The recent strength of the euro could increase the likelihood of further interest rate cuts by the European Central Bank, as easing inflationary pressures and improving financial conditions reshape the policy outlook, according to a new report from Standard Chartered.
In a research note, the UK-based lender said the euro’s sustained appreciation since the start of 2025 may provide policymakers with additional room to loosen monetary policy without jeopardizing price stability.
The currency’s rise comes amid broad-based monetary easing implemented by the ECB over the past year.
The report argues that the stronger euro itself could help accelerate inflation’s return to the ECB’s 2% target by dampening imported price pressures. A firmer currency typically reduces the cost of foreign goods and energy imports, reinforcing the disinflationary trend already underway across the euro area.

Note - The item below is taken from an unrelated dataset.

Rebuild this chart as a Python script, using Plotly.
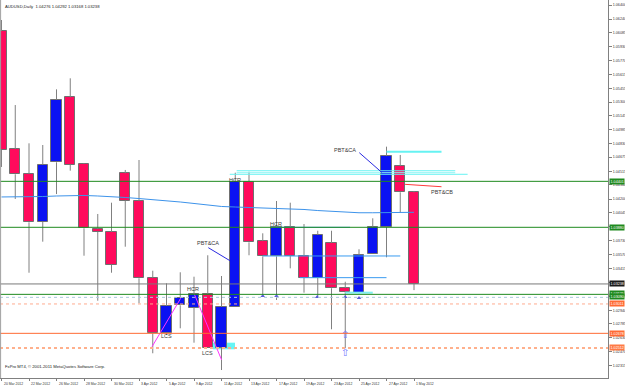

Standard Chartered also highlighted Germany’s fiscal stimulus package introduced in 2026, which has supported growth momentum across the bloc. However, lingering uncertainty surrounding U.S. trade policy remains a downside risk to the region’s economic outlook.
Despite these external headwinds, the bank noted that inflation has been slowing faster than anticipated. Combined with the cumulative impact of roughly 200 basis points in rate cuts since June 2024, this trend strengthens the case for additional easing if the euro continues its upward trajectory.
“The euro’s appreciation may reduce the need to maintain restrictive monetary conditions,” the report said, suggesting that policymakers could adopt a more flexible stance to sustain economic activity.